Morales, por sua vez, denunciou a manobra como um autogolpe, apontando que Arce está usando a máquina estatal para consolidar seu poder e eliminar qualquer concorrência dentro do MAS. A acusação contra Choquehuanca, o vice-presidente e ex-chanceler de Morales, de liderar uma campanha contra o ex-presidente desde 2022, apenas reforça a tese de que há um complô em curso para desestabilizar o líder popular.
É fundamental analisar o caso boliviano em um panorama maior. A América Latina, historicamente tratada como o quintal do imperialismo norte-americano, está sendo alvo de uma nova onda golpista. Em toda a região, o imperialismo busca neutralizar qualquer governo ou movimento que se oponha à sua dominação.
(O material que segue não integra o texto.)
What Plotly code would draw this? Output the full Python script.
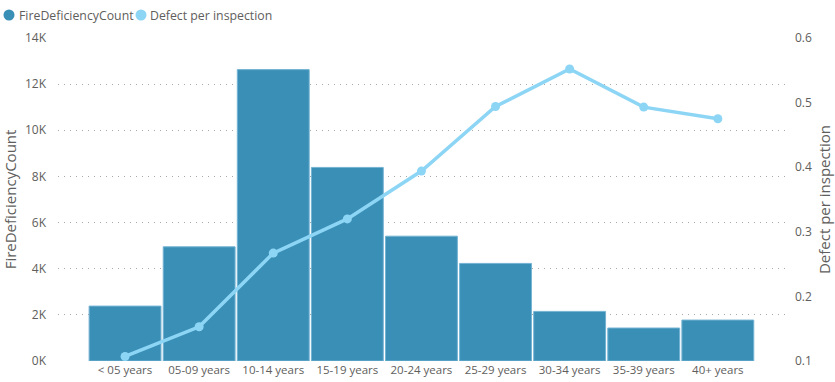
import plotly.graph_objects as go

categories = ["< 05 years", "05-09 years", "10-14 years", "15-19 years", "20-24 years",
              "25-29 years", "30-34 years", "35-39 years", "40+ years"]
fire_deficiency_count = [2380, 4950, 12630, 8390, 5410, 4230, 2150, 1430, 1775]
defect_per_inspection = [0.107, 0.153, 0.267, 0.320, 0.394, 0.494, 0.552, 0.493, 0.475]
left_tick_vals = [0, 2000, 4000, 6000, 8000, 10000, 12000, 14000]
left_tick_text = ["0K", "2K", "4K", "6K", "8K", "10K", "12K", "14K"]
right_tick_vals = [0.1, 0.2, 0.3, 0.4, 0.5, 0.6]
right_tick_text = ["0.1", "0.2", "0.3", "0.4", "0.5", "0.6"]
series_names = ["FireDeficiencyCount", "Defect per inspection"]

BAR = "#3A8FB7"
LINE = "#8DD5F5"
TXT = "#605E5C"
FONT = "Open Sans, Noto Sans, sans-serif"

W, H = 835, 382
ML, MR, MT, MB = 58, 49, 38, 21
PW = W - ML - MR
PH = H - MT - MB

def px_x(p):
    return (p - ML) / PW

def px_y(p):
    return (H - MB - p) / PH

fig = go.Figure()
fig.add_trace(go.Bar(
    x=categories, y=fire_deficiency_count, name=series_names[0],
    marker=dict(color=BAR, line=dict(color="#74B3D3", width=1)),
    showlegend=False, yaxis="y",
))
fig.add_trace(go.Scatter(
    x=categories, y=defect_per_inspection, name=series_names[1],
    mode="lines+markers", line=dict(color=LINE, width=3.5),
    marker=dict(color=LINE, size=9), showlegend=False, yaxis="y2",
))

# legend (manual, to match compact layout)
legend_items = [(9, 17, BAR, series_names[0]), (141, 148, LINE, series_names[1])]
for cx, tx, col, name in legend_items:
    fig.add_shape(type="circle", xref="paper", yref="paper",
                  xsizemode="pixel", ysizemode="pixel",
                  xanchor=px_x(cx), yanchor=px_y(15),
                  x0=-5.5, x1=5.5, y0=-5.5, y1=5.5,
                  fillcolor=col, line=dict(width=0))
    fig.add_annotation(text=name, xref="paper", yref="paper", x=px_x(tx), y=px_y(15),
                       xanchor="left", yanchor="middle", showarrow=False,
                       font=dict(size=12.3, color=TXT))

fig.update_layout(
    width=W, height=H,
    margin=dict(l=ML, r=MR, t=MT, b=MB, autoexpand=False),
    paper_bgcolor="white", plot_bgcolor="white",
    font=dict(family=FONT, size=12, color=TXT),
    bargap=0.03,
    showlegend=False,
    xaxis=dict(type="category", range=[-0.905, 8.92], showgrid=False, zeroline=False,
               showline=False, ticks="", automargin=False, tickfont=dict(size=11.5, color=TXT)),
    yaxis=dict(range=[0, 14000], tickvals=left_tick_vals, ticktext=left_tick_text,
               showgrid=True, gridcolor="#A8A8A8", griddash="1px,5px", gridwidth=1.2,
               zeroline=False, showline=False, ticklabelstandoff=11, automargin=False,
               tickfont=dict(size=12, color=TXT), layer="below traces",
               title=dict(text=series_names[0], font=dict(size=15, color=TXT), standoff=10)),
    yaxis2=dict(range=[0.1, 0.6], tickvals=right_tick_vals, ticktext=right_tick_text,
                overlaying="y", side="right", showgrid=False, zeroline=False, showline=False,
                ticklabelstandoff=8, automargin=False, tickfont=dict(size=12, color=TXT),
                title=dict(text=series_names[1], font=dict(size=15, color=TXT), standoff=8)),
)

fig.write_html("out.html", config={"displayModeBar": False},
               post_script="document.body.style.margin='0';document.body.style.overflow='hidden';")
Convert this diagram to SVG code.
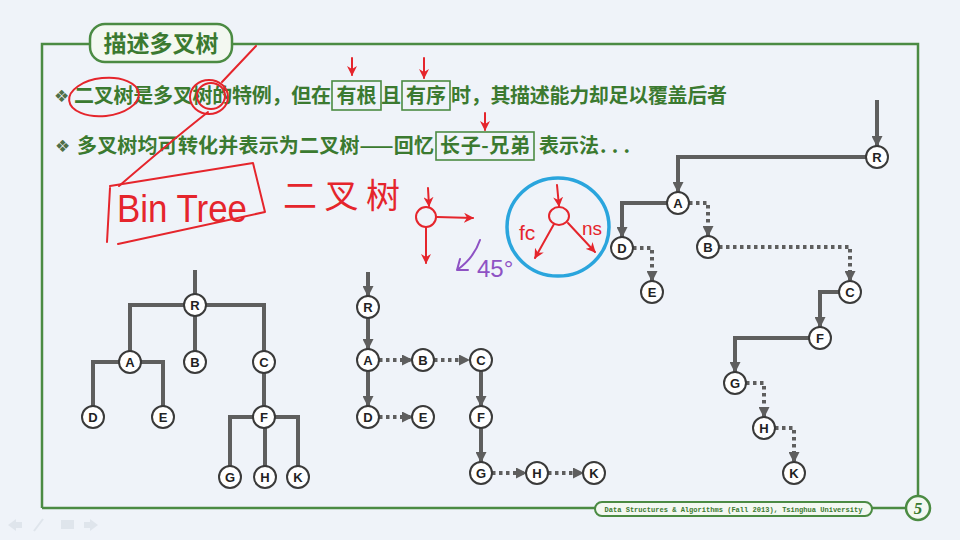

As crises políticas e econômicas nas nações latino-americanas são exacerbadas pela pressão externa, que utiliza as fraquezas internas para desestabilizar governos e instalar líderes submissos a seus interesses. O caso boliviano é mais um exemplo dessa estratégia. A ascensão de um tecnocrata como Arce, que se mostrou disposto a trair seu mentor e alinhar-se com o imperialismo, é parte desse plano.
Essa ofensiva contra Morales e outros líderes populares reflete a profundidade da crise mundial. A incapacidade dos regimes imperialistas de resolver as crises no Leste Europeu com a Rússia, no sudeste asiático com a China e em especial no Oriente Médio, onde a campanha de libertação da Palestina ameaça causar mais um duro golpe político, porém dessa vez também econômico, o que leva o imperialismo a intensificar o controle sobre suas zonas de influência, especialmente na América Latina, uma região extremamente rica em recursos naturais e estratégica para o mercado mundial.
A Bolívia, com suas enormes reservas de lítio, se torna um alvo privilegiado nessa disputa, e o imperialismo não medirá esforços para manter o controle sobre o país, mesmo que isso signifique apoiar golpes disfarçados de transições democráticas. Ao final, é inevitável relacionar essa situação com o Brasil, a nação mais desenvolvida entre as atrasadas e o principal país na zona de influência direta dos EUA.
A crise boliviana serve de alerta para o Brasil, que também está na mira dos golpistas na Casa Branca (sede do governo norte-americano). Os recentes movimentos dentro do governo norte-americano, especialmente sob o Partido Democrata, demonstram que a política de golpes e intervenções não será abrandada, pelo contrário.
Assim como na Bolívia, o golpe contra Morales está sendo orquestrado nos bastidores por forças externas, que desejam evitar o retorno de lideranças populares ao poder. A luta dos camponeses e trabalhadores bolivianos contra Arce e Choquehuanca é, portanto, uma luta contra o imperialismo e suas marionetes.
Essa batalha é crucial não apenas para o futuro da Bolívia, mas para toda a América Latina, que segue sob a ameaça constante de intervenções e golpes tramados pelo imperialismo. A resistência popular será o único caminho para enfrentar essa ofensiva e garantir a soberania dos povos latino-americanos.